Ali Bilton never thought she’d have her own cookery book.
“It was something I had wanted to do but never had the courage to do it.
“It was my family who kept saying that I should put all my recipes collected over 35 years of cooking into a book. And so I decided to do it,” says Ali, who for the last ten years has run the Yorkshire Wolds Cookery School.
“Telling and showing people how to cook recipes is very different to actually writing them down – that is a different matter.”
Ali Bilton Cooks is a collection of more than 60 of her favourite recipes inspired by travelling and working abroad as a private chef over the last three decades.
But she says it was her mum, Sheila, to whom the book is dedicated, who really gave her her love of cooking.
“She was a self-taught cook married to an East Yorkshire farmer who had to have three cooked meals every day,” recalls Ali who grew up on a farm near Driffield.
“I am one of three girls and we all learnt to cook from an early age – because we had to – but we all loved it. It was very much a family affair and we all sat down as a family and ate together every day.

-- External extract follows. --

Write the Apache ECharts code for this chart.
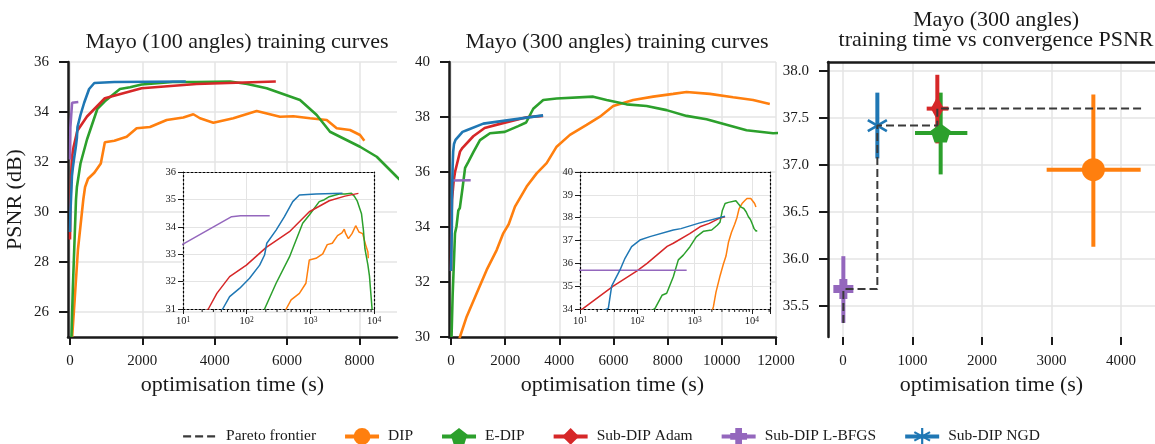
<!DOCTYPE html>
<html>
<head>
<meta charset="utf-8">
<script src="https://cdn.jsdelivr.net/npm/echarts@6/dist/echarts.min.js"></script>
<style>
html, body { margin: 0; padding: 0; background: #fff; }
#main { width: 1155px; height: 444px; }
</style>
</head>
<body>
<div id="main"></div>
<script>
var FONT = "'Liberation Serif', 'DejaVu Serif', serif";
var INK = '#1a1a1a';
var GRIDC = '#e4e4e4';

var methods = ['DIP', 'E-DIP', 'Sub-DIP Adam', 'Sub-DIP L-BFGS', 'Sub-DIP NGD'];
var colors = ['#ff7f0e', '#2ca02c', '#d62728', '#9467bd', '#1f77b4'];

// Mayo 100 angles: [time (s), PSNR (dB)]
var dip100 = [[60, 25.0], [130, 26.5], [220, 28.5], [368, 30.5], [417, 31.0], [499, 31.33], [673, 31.57], [852, 31.94],
  [964, 32.79], [1227, 32.85], [1290, 32.88], [1567, 33.01], [1843, 33.35], [2212, 33.4], [2673, 33.68], [3133, 33.78],
  [3410, 33.91], [3594, 33.75], [3963, 33.57], [4516, 33.75], [5161, 34.04], [5806, 33.81], [6175, 33.83], [6636, 33.75],
  [7097, 33.68], [7373, 33.35], [7741, 33.28], [8018, 33.08], [8137, 32.85]];
var edip100 = [[40, 25.0], [80, 27.0], [166, 30.5], [191, 31.0], [290, 31.94], [470, 32.9], [758, 34.13], [964, 34.43],
  [1380, 34.92], [1659, 34.99], [1981, 35.1], [2840, 35.2], [3500, 35.2], [4424, 35.22], [4900, 35.12], [5437, 34.95],
  [6359, 34.48], [6820, 33.88], [7188, 33.21], [8017, 32.61], [8480, 32.21], [9032, 31.41], [9400, 30.9]];
var adam100 = [[1, 28.9], [10, 30.1], [25, 31.0], [34, 31.57], [54, 32.18], [99, 32.6], [203, 33.25], [470, 33.82],
  [964, 34.55], [1981, 34.95], [3500, 35.12], [5690, 35.22]];
var lbfgs100 = [[1, 32.1], [10, 33.37], [58, 34.37], [80, 34.4], [230, 34.4]];
var ngd100 = [[1, 29.2], [10, 29.9], [30, 30.6], [42, 31.0], [54, 31.45], [78, 31.76], [111, 32.12], [160, 32.6],
  [191, 32.97], [207, 33.4], [290, 33.88], [392, 34.37], [529, 34.92], [673, 35.16], [1227, 35.2], [3200, 35.22]];

// Mayo 300 angles: [time (s), PSNR (dB)]
var dip300 = [[250, 29.6], [332, 30.01], [578, 30.74], [948, 31.59], [1317, 32.44], [1686, 33.16], [1930, 33.77],
  [2130, 34.1], [2362, 34.74], [2793, 35.47], [3162, 35.95], [3531, 36.32], [3900, 36.92], [4391, 37.35], [5007, 37.71],
  [5498, 38.01], [5989, 38.4], [6727, 38.62], [7465, 38.74], [8203, 38.84], [8697, 38.91], [9557, 38.84], [10417, 38.72],
  [11155, 38.62], [11771, 38.47]];
var edip300 = [[20, 30.0], [60, 31.5], [148, 33.77], [204, 34.03], [270, 34.6], [326, 34.69], [425, 35.41], [520, 36.15],
  [635, 36.36], [831, 36.73], [1070, 37.16], [1439, 37.41], [1985, 37.46], [2483, 37.67], [2774, 37.8], [3037, 38.3],
  [3406, 38.62], [3900, 38.67], [5251, 38.74], [5745, 38.62], [6483, 38.46], [7221, 38.4], [7959, 38.25], [8697, 38.04],
  [9435, 37.92], [10173, 37.72], [10911, 37.52], [11893, 37.41], [12420, 37.43]];
var adam300 = [[1, 32.4], [11.4, 34.03], [38, 35.0], [97.5, 35.66], [148, 36.0], [332, 36.74], [425, 36.88], [823, 37.3],
  [1242, 37.6], [1808, 37.75], [2793, 37.99], [3400, 38.04]];
var lbfgs300 = [[1, 35.69], [727, 35.7]];
var ngd300 = [[1, 32.4], [31.2, 34.03], [35.7, 35.0], [49.9, 35.71], [61, 36.22], [79.6, 36.73], [111, 37.02], [166, 37.17],
  [425, 37.46], [578, 37.52], [1193, 37.76], [3400, 38.06]];

var curves100 = [dip100, edip100, adam100, lbfgs100, ngd100];
var curves300 = [dip300, edip300, adam300, lbfgs300, ngd300];

// convergence (300 angles): mean time / PSNR with error extents
var convTime = [3602, 1405, 1357, 5, 494];
var convTimeLo = [2930, 1036, 1204, -60, 470];
var convTimeHi = [4283, 1789, 1516, 70, 520];
var convPsnr = [36.95, 37.34, 37.60, 35.68, 37.42];
var convPsnrLo = [36.13, 36.90, 37.23, 35.32, 37.07];
var convPsnrHi = [37.75, 37.77, 37.96, 36.03, 37.77];
var paretoTime = [5, 5, 494, 494, 1357, 1357, 4320];
var paretoPsnr = [35.32, 35.68, 35.68, 37.42, 37.42, 37.60, 37.60];

var timeTicks100 = [0, 2000, 4000, 6000, 8000];
var psnrTicks100 = [26, 28, 30, 32, 34, 36];
var timeTicks300 = [0, 2000, 4000, 6000, 8000, 10000, 12000];
var psnrTicks300 = [30, 32, 34, 36, 38, 40];
var convTimeTicks = [0, 1000, 2000, 3000, 4000];
var convPsnrTicks = [35.5, 36.0, 36.5, 37.0, 37.5, 38.0];

var symbols = [
  'circle',
  'path://M0,-1 L0.951,-0.309 L0.588,0.809 L-0.588,0.809 L-0.951,-0.309 Z',
  'diamond',
  'path://M-0.4,-1 L0.4,-1 L0.4,-0.4 L1,-0.4 L1,0.4 L0.4,0.4 L0.4,1 L-0.4,1 L-0.4,0.4 L-1,0.4 L-1,-0.4 L-0.4,-0.4 Z',
  'path://M-0.12,-1 L0.12,-1 L0.12,1 L-0.12,1 Z M-0.926,-0.396 L-0.806,-0.604 L0.926,0.396 L0.806,0.604 Z M-0.806,0.604 L-0.926,0.396 L0.806,-0.604 L0.926,-0.396 Z'
];
var symbolSizes = [23, 20, [13, 24], 20, 22];

function logMinor(lo, hi) {
  var out = [];
  for (var e = 1; e <= 4; e++) {
    for (var k = 2; k <= 9; k++) {
      var v = k * Math.pow(10, e);
      if (v > lo && v < hi) out.push(v);
    }
  }
  return out;
}

var tickFont = { fontFamily: FONT, fontSize: 15, color: INK };

function mainX(grid, min, max, ticks, showLine) {
  return {
    type: 'value', gridIndex: grid, min: min, max: max,
    axisLine: { show: showLine, onZero: false, lineStyle: { color: INK, width: 2.5 } },
    axisTick: { show: true, customValues: ticks, length: 8, lineStyle: { color: INK, width: 2 } },
    axisLabel: Object.assign({ customValues: ticks, margin: 17, formatter: function (v) { return String(v); } }, tickFont),
    splitLine: { show: true, lineStyle: { color: GRIDC, width: 1.5 } },
    name: 'optimisation time (s)', nameLocation: 'middle', nameGap: 37,
    nameTextStyle: { fontFamily: FONT, fontSize: 22, color: INK }
  };
}
function mainY(grid, min, max, ticks, fmt, name) {
  return {
    type: 'value', gridIndex: grid, min: min, max: max,
    axisLine: { show: true, onZero: false, lineStyle: { color: INK, width: 2.5 } },
    axisTick: { show: true, customValues: ticks, length: 9, lineStyle: { color: INK, width: 2 } },
    axisLabel: Object.assign({ customValues: ticks, margin: 19, formatter: fmt }, tickFont),
    splitLine: { show: true, lineStyle: { color: GRIDC, width: 1.5 } },
    name: name || '', nameLocation: 'middle', nameGap: 42,
    nameTextStyle: { fontFamily: FONT, fontSize: 22, color: INK }
  };
}
var dotted = { show: true, onZero: false, lineStyle: { color: '#000', width: 1.2, type: [2, 2] } };
function insetX(grid, max) {
  return {
    type: 'log', logBase: 10, gridIndex: grid, min: 10, max: max, z: 6,
    axisLine: dotted,
    axisTick: { show: true, length: 5, lineStyle: { color: INK, width: 1 } },
    axisLabel: {
      margin: 7, fontFamily: FONT, fontSize: 10.5, color: INK,
      formatter: function (v) {
        var l = Math.log(v) / Math.LN10, e = Math.round(l);
        if (Math.abs(l - e) > 1e-6) return '';
        return '10{s|' + e + '}';
      },
      rich: { s: { fontFamily: FONT, fontSize: 7.5, color: INK, verticalAlign: 'top' } }
    },
    splitLine: { show: true, lineStyle: { color: GRIDC, width: 1 } }
  };
}
function insetY(grid, min, max) {
  return {
    type: 'value', gridIndex: grid, min: min, max: max, interval: 1, z: 6,
    axisLine: dotted,
    axisTick: { show: true, length: 5, lineStyle: { color: INK, width: 1 } },
    axisLabel: { margin: 7, fontFamily: FONT, fontSize: 10.5, color: INK },
    splitLine: { show: true, lineStyle: { color: GRIDC, width: 1 } }
  };
}
function borderAxis(type, grid, pos, min, max, lineStyle, z) {
  return {
    type: type, gridIndex: grid, position: pos, min: min, max: max, z: z,
    axisLine: { show: true, onZero: false, lineStyle: lineStyle },
    axisTick: { show: false }, axisLabel: { show: false }, splitLine: { show: false }
  };
}

var series = [];

// right panel markers first, so the legend takes its icons from them
methods.forEach(function (m, i) {
  series.push({
    type: 'line', name: m, xAxisIndex: 6, yAxisIndex: 6,
    data: [[convTime[i], convPsnr[i]]],
    symbol: symbols[i], symbolSize: symbolSizes[i], symbolKeepAspect: true, showSymbol: true,
    itemStyle: { color: colors[i] }, lineStyle: { color: colors[i], width: 4 }, z: 4
  });
});
series.push({
  type: 'line', name: 'Pareto frontier', xAxisIndex: 6, yAxisIndex: 6,
  data: paretoTime.map(function (t, i) { return [t, paretoPsnr[i]]; }),
  symbol: 'none', lineStyle: { color: '#3a3a3a', width: 2, type: [8, 4] },
  itemStyle: { color: 'rgba(0,0,0,0)', borderWidth: 0 }, z: 5
});
methods.forEach(function (m, i) {
  series.push({
    type: 'custom', name: m, xAxisIndex: 6, yAxisIndex: 6, z: 3, silent: true,
    data: [[convTime[i], convPsnr[i], convTimeLo[i], convTimeHi[i], convPsnrLo[i], convPsnrHi[i]]],
    encode: { x: [0, 2, 3], y: [1, 4, 5] },
    renderItem: function (params, api) {
      var l = api.coord([api.value(2), api.value(1)]);
      var r = api.coord([api.value(3), api.value(1)]);
      var b = api.coord([api.value(0), api.value(4)]);
      var t = api.coord([api.value(0), api.value(5)]);
      var st = { stroke: colors[i], lineWidth: 4 };
      return {
        type: 'group', children: [
          { type: 'line', shape: { x1: l[0], y1: l[1], x2: r[0], y2: r[1] }, style: st },
          { type: 'line', shape: { x1: b[0], y1: b[1], x2: t[0], y2: t[1] }, style: st }
        ]
      };
    }
  });
});

function addCurves(curves, mx, my, ix, iy) {
  curves.forEach(function (d, i) {
    series.push({
      type: 'line', name: methods[i], xAxisIndex: mx, yAxisIndex: my, data: d,
      symbol: 'none', showSymbol: false, lineStyle: { color: colors[i], width: 2.6 }, itemStyle: { color: colors[i] }, z: 2
    });
    series.push({
      type: 'line', name: methods[i], xAxisIndex: ix, yAxisIndex: iy, data: d,
      symbol: 'none', showSymbol: false, lineStyle: { color: colors[i], width: 1.5 }, itemStyle: { color: colors[i] }, z: 7
    });
  });
}
addCurves(curves100, 0, 0, 1, 1);
addCurves(curves300, 3, 3, 4, 4);

function minorTicks(xi, yi, ymin, max) {
  series.push({
    type: 'custom', xAxisIndex: xi, yAxisIndex: yi, z: 7, silent: true,
    data: logMinor(10, max).map(function (v) { return [v, ymin]; }),
    renderItem: function (params, api) {
      var c = api.coord([api.value(0), api.value(1)]);
      return { type: 'line', shape: { x1: c[0], y1: c[1], x2: c[0], y2: c[1] + 3 }, style: { stroke: INK, lineWidth: 1 } };
    }
  });
}
minorTicks(1, 1, 31, 1e4);
minorTicks(4, 4, 34, 20700);

var titleStyle = { fontFamily: FONT, fontSize: 22, fontWeight: 'normal', color: INK, lineHeight: 20 };
var legendNames = ['Pareto frontier', 'DIP', 'E-DIP', 'Sub-DIP Adam', 'Sub-DIP L-BFGS', 'Sub-DIP NGD'];
var option = {
  animation: false,
  backgroundColor: '#fff',
  title: [
    { text: 'Mayo (100 angles) training curves', left: 232, top: 27, textAlign: 'center', textStyle: titleStyle },
    { text: 'Mayo (300 angles) training curves', left: 612, top: 27, textAlign: 'center', textStyle: titleStyle },
    { text: 'Mayo (300 angles)\ntraining time vs convergence PSNR', left: 991, top: 5, textAlign: 'center', textStyle: titleStyle }
  ],
  legend: {
    left: 177, top: 423, itemWidth: 34, itemHeight: 21, itemGap: 27,
    lineStyle: { width: 4 },
    textStyle: { fontFamily: FONT, fontSize: 15.5, color: INK, padding: [0, 0, 0, 4] },
    data: legendNames.map(function (n, i) {
      return i === 0 ? { name: n, lineStyle: { width: 2.2 } } : { name: n };
    })
  },
  grid: [
    { left: 68, top: 62, width: 329, height: 275, outerBoundsMode: 'none' },
    { left: 183, top: 172, width: 191, height: 137, show: true, backgroundColor: '#fff', borderWidth: 0, z: 5, outerBoundsMode: 'none' },
    { left: 449, top: 62, width: 327, height: 275, outerBoundsMode: 'none' },
    { left: 580, top: 172, width: 190, height: 137, show: true, backgroundColor: '#fff', borderWidth: 0, z: 5, outerBoundsMode: 'none' },
    { left: 828, top: 62, width: 327, height: 275, outerBoundsMode: 'none' }
  ],
  xAxis: [
    mainX(0, -55, 9040, timeTicks100, true),
    insetX(1, 1e4),
    borderAxis('log', 1, 'top', 10, 1e4, dotted.lineStyle, 6),
    mainX(2, -74, 12000, timeTicks300, true),
    insetX(3, 20700),
    borderAxis('log', 3, 'top', 10, 20700, dotted.lineStyle, 6),
    mainX(4, -216, 4489, convTimeTicks, false),
    borderAxis('value', 4, 'top', -216, 4489, { color: INK, width: 2.5 }, 1)
  ],
  yAxis: [
    mainY(0, 25, 36, psnrTicks100, function (v) { return String(v); }, 'PSNR (dB)'),
    insetY(1, 31, 36),
    borderAxis('value', 1, 'right', 31, 36, dotted.lineStyle, 6),
    mainY(2, 30, 40, psnrTicks300, function (v) { return String(v); }),
    insetY(3, 34, 40),
    borderAxis('value', 3, 'right', 34, 40, dotted.lineStyle, 6),
    mainY(4, 35.17, 38.096, convPsnrTicks, function (v) { return v.toFixed(1); })
  ],
  series: series
};

var chart = echarts.init(document.getElementById('main'), null, { renderer: 'canvas' });
chart.setOption(option);
</script>
</body>
</html>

“When my mother was entertaining she went all out. She and her friends used loved cooking for each others and they loved to pass around recipes amongst themselves.
“There are many that my sisters and I are still cooking now.”
At school her love of cooking was nurtured.
“I had a wonderful cookery teacher at school who really encouraged me. She was modern, encouraging and full of fun. It was through her that I decided to go to catering college.” After Oxford Polytechnic, Ali attended the famous Leith’s cookery school in London, set up by Prue Leith.
From there she set up her own catering business with friend Rebecca Staight, cooking for directors of top companies in the City.
“I did a little bit of restaurant work, but it really wasn’t for me. I much preferred the catering. Cooking menus that were tailored to what people wanted. I met some really interesting people.
“It was challenging, as you end up working in all different types of kitchens.”
She moved to Spain where she spent seven years running her own catering business and then going into partnership with Jill Simpson and starting Simpson and Holtby, working in both Spain and Gibraltar.
“The border hadn’t been long open and the queues of cars trying to get in which could take up to four hours a day to get through so we often decided to walk over the border carrying all our catering equipment.”
While in Spain Ali cooked for the Marlboro Honda Formula 1 racing team. There is a picture of her in her book with the legendary drivers Ayrton Senna and Alain Prost; she even made Prost’s 100th F1 cake.
“We cooked mainly for team, but not the drivers and any visiting VIPs – there were three of us cooking for up to 80 people from the kitchen of a motorhome.”
When Ali married and had her son Tom, she moved to Hong Kong with her young family.
“We were in Hong Kong for two years and I didn’t actually work as I had Charlie while we were there and so had two small boys to look after, but it really opened my eyes to an entire new world of food.
“It was a totally different style of cooking, which I loved; Thai food in particular. Bangkok was only a two-hour flight and I was introduced to the delights of street food and such a variety of produce. There is a lot of Thai influence in the recipes included in the book.”
When she returned to the UK she started catering again, using many of the influences she had absorbed while living abroad.
“At first I was frustrated at not being able to source many of the ingredients,” says Ali. “It was 25 years ago and things weren’t as readily available as they are now. Slowly but surely, with an increase in cookery programmes and ease of travel, exotic ingredients began to appear on supermarket shelves.”
Ali is passionate about passing on her knowledge, especially to younger generations.
She went into her sons’ school in York where there were no cookery lessons and offered to teach the pupils how to cook.
Then in 2010 Ali opened the Yorkshire Wolds Cookery School with the Rhymer family, who owned Highfield Farm.
The cookery school, which also has an adjacent B&B, has gone from strength to strength wining many accolades including being named Cookery School of the Year at the Food and Travel Awards in London next year.
“I think our success is down to the fact that we listen to what people want and deliver it,” says Ali. “We also offer bespoke days as well as having accommodation.
But, as the cookery school celebrates its 10th anniversary, Ali is preparing to take more of a back seat in June, although she says she will still continue to run some of the courses .
“I think the time is right for me to do something a bit different.”
She is looking at starting her own business in Pocklington, but still very much linked to her love of food and good cooking.
“It will be good to move on to something different.”
Ali Bilton Cooks: Her Favourites has more than 60 recipes with step by step photographs by Jordan Walmsleyn .
The self-published cookery book is available for £15 on Amazon and also on Ali’s website alibiltoncooks.com where more of her recipes can be found.